Some hurt people build safe spaces because they know what it’s like to feel unsafe. They create rooms where people can exhale. Teams where opinions are welcomed. Homes where love isn’t conditional. Friendships where vulnerability isn’t weaponized.

They become what they once needed.

And maybe that’s the most powerful transformation of all.

Turning pain into purpose doesn’t mean pretending it didn’t hurt. It doesn’t mean spiritualizing trauma or wearing suffering like a badge of honor. It means allowing what happened to shape your empathy instead of your bitterness.

It means asking, “How can this make me more aware?” instead of “How can I make someone else pay for this?”

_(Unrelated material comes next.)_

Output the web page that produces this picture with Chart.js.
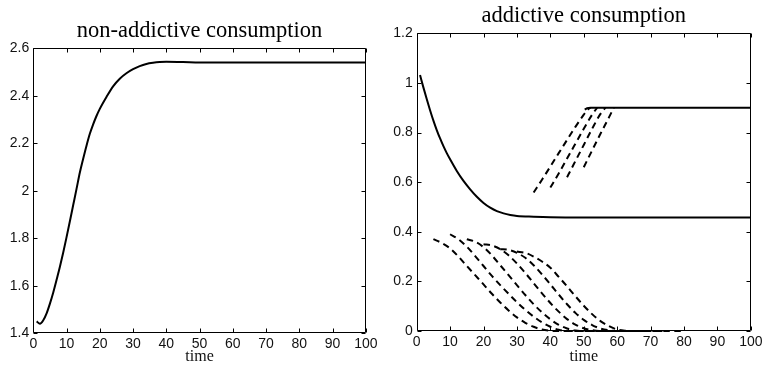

There’s strength in refusing to replicate what wounded you.

There’s courage in staying soft in a world that rewarded your armor.

There’s maturity in realizing that your story can end differently than it began.

The truth is, hurt amplifies whatever you feed it. If you feed it resentment, it spreads. If you feed it reflection, it transforms. If you feed it intention, it redirects.

That’s why the phrase feels incomplete to me.

Yes, hurt people can hurt people.

But hurt people can also heal people.

They can sit across from someone in pain and say, “I get it,” and actually mean it. They can recognize silent struggles because they’ve lived through their own. They can hold space without trying to fix everything, because they know what it’s like to just need someone to stay.

They become cycle breakers, bridge builders, safe harbors.

They become proof that pain doesn’t get the final word.

And maybe that’s the quiet hope in all of this. That what wounded you doesn’t have to define how you show up. That your scars can make you more compassionate, not more cruel. That your history can inform you without imprisoning you.

The bruise may still be there.

But what you do with it — that’s where your power lives.